== Directions for this task ==
Retype, please, the listing from its opening line through the line that contains "0.067, 0.077, 0.088]", both included, without the pictures.

== Exercise inputs ==
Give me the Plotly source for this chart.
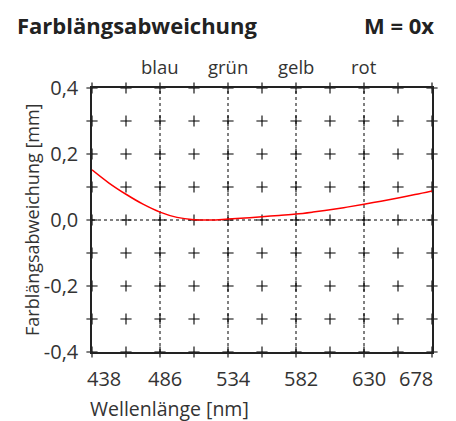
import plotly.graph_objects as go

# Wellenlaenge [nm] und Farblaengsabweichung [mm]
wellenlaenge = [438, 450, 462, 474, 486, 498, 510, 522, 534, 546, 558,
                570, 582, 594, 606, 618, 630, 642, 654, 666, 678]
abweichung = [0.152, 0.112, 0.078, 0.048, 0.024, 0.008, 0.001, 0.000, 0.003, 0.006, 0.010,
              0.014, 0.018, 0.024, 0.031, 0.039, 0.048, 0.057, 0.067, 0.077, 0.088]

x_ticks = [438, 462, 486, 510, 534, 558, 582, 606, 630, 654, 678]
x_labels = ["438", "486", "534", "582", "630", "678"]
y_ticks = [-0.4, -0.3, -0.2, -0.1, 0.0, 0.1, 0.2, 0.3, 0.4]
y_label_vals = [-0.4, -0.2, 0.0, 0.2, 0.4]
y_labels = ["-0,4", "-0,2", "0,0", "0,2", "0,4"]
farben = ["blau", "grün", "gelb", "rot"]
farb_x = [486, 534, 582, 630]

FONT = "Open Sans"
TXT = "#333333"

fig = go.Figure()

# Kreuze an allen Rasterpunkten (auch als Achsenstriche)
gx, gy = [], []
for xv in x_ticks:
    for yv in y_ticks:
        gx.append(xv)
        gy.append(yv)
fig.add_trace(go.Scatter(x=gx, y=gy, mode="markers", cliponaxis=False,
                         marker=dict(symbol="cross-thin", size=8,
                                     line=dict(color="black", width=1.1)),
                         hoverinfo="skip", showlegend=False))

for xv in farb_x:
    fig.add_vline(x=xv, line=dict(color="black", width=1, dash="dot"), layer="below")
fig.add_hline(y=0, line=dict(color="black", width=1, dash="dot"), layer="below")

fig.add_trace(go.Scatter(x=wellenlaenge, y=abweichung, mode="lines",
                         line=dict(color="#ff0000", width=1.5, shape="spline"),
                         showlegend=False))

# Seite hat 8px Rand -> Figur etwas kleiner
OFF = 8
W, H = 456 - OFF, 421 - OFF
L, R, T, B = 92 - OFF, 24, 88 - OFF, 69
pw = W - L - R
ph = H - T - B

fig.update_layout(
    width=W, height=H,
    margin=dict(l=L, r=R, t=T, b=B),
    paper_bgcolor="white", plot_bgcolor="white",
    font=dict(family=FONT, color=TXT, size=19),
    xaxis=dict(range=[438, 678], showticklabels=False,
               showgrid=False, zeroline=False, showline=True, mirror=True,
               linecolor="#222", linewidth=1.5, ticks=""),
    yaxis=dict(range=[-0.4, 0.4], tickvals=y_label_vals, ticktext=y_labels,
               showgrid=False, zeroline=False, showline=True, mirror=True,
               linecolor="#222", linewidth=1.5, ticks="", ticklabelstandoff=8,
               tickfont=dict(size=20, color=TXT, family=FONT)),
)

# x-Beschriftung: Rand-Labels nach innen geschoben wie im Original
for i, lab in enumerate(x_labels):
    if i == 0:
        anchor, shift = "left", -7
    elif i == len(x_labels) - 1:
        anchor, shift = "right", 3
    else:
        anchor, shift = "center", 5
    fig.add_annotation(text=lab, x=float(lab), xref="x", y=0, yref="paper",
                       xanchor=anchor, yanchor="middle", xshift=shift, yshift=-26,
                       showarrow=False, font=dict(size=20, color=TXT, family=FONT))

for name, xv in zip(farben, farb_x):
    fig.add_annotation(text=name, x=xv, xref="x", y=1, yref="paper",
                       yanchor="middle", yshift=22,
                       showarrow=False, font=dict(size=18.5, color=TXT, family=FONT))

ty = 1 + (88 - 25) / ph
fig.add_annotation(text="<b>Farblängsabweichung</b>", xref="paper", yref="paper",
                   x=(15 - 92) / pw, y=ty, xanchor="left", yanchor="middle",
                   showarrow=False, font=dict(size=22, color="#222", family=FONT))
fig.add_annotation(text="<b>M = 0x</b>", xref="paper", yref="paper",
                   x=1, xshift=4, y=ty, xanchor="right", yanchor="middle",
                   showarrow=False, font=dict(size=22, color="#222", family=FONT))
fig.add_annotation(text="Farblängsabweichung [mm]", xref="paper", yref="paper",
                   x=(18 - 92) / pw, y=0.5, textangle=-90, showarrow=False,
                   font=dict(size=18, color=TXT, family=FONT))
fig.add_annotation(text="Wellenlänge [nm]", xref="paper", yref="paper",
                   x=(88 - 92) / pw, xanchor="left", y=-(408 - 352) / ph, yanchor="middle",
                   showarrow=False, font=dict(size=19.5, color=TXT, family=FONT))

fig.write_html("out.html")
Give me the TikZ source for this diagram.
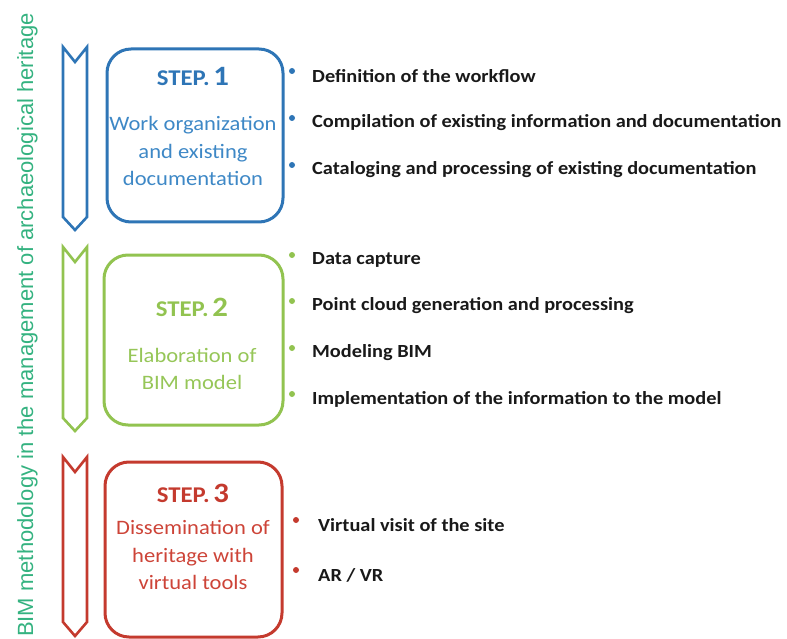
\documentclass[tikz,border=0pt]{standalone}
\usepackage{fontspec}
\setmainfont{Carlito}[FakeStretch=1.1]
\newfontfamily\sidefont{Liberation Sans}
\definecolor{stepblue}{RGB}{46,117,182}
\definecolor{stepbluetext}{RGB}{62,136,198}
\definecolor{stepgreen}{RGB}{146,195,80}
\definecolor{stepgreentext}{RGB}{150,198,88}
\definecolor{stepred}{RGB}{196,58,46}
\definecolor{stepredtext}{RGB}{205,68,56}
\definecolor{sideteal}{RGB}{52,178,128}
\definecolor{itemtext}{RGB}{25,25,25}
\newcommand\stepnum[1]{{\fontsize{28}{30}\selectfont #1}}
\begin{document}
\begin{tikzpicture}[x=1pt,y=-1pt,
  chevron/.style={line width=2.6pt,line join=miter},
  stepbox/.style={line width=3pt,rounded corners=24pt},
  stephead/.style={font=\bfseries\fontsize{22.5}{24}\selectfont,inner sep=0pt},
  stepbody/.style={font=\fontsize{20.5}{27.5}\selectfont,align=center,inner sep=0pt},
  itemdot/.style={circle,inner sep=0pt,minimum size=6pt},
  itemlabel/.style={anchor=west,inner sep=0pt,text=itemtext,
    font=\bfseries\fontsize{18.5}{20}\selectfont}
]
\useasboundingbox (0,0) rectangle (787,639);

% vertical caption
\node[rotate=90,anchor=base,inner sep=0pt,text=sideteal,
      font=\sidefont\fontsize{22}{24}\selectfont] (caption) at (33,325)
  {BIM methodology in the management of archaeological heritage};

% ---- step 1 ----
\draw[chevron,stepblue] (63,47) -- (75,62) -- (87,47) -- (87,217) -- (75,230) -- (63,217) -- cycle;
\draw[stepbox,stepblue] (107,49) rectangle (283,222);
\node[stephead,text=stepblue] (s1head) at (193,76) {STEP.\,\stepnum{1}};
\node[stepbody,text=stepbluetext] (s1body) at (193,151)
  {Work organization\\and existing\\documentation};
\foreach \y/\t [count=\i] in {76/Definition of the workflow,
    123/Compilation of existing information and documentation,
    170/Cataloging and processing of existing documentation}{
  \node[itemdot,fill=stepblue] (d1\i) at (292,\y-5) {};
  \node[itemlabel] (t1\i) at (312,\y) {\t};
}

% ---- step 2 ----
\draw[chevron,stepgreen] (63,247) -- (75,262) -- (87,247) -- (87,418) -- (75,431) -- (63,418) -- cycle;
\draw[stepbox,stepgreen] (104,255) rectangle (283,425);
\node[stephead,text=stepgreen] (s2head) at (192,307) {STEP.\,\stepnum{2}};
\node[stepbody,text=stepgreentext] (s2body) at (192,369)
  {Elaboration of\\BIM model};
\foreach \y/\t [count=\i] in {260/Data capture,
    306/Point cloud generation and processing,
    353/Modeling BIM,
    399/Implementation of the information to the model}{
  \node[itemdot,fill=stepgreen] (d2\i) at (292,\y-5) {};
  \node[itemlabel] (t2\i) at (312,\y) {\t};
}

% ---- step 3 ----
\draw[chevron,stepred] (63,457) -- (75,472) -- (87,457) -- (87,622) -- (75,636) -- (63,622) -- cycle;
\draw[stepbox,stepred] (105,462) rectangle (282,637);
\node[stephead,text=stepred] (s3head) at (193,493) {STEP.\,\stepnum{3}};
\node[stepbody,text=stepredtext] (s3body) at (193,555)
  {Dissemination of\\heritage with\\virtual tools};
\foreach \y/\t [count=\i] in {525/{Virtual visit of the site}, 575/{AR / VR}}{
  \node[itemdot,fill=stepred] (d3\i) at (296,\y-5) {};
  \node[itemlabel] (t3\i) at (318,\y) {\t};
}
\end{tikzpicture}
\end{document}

== Exercise output ==
Give me the Plotly source for this chart.
import plotly.graph_objects as go

# Wellenlaenge [nm] und Farblaengsabweichung [mm]
wellenlaenge = [438, 450, 462, 474, 486, 498, 510, 522, 534, 546, 558,
                570, 582, 594, 606, 618, 630, 642, 654, 666, 678]
abweichung = [0.152, 0.112, 0.078, 0.048, 0.024, 0.008, 0.001, 0.000, 0.003, 0.006, 0.010,
              0.014, 0.018, 0.024, 0.031, 0.039, 0.048, 0.057, 0.067, 0.077, 0.088]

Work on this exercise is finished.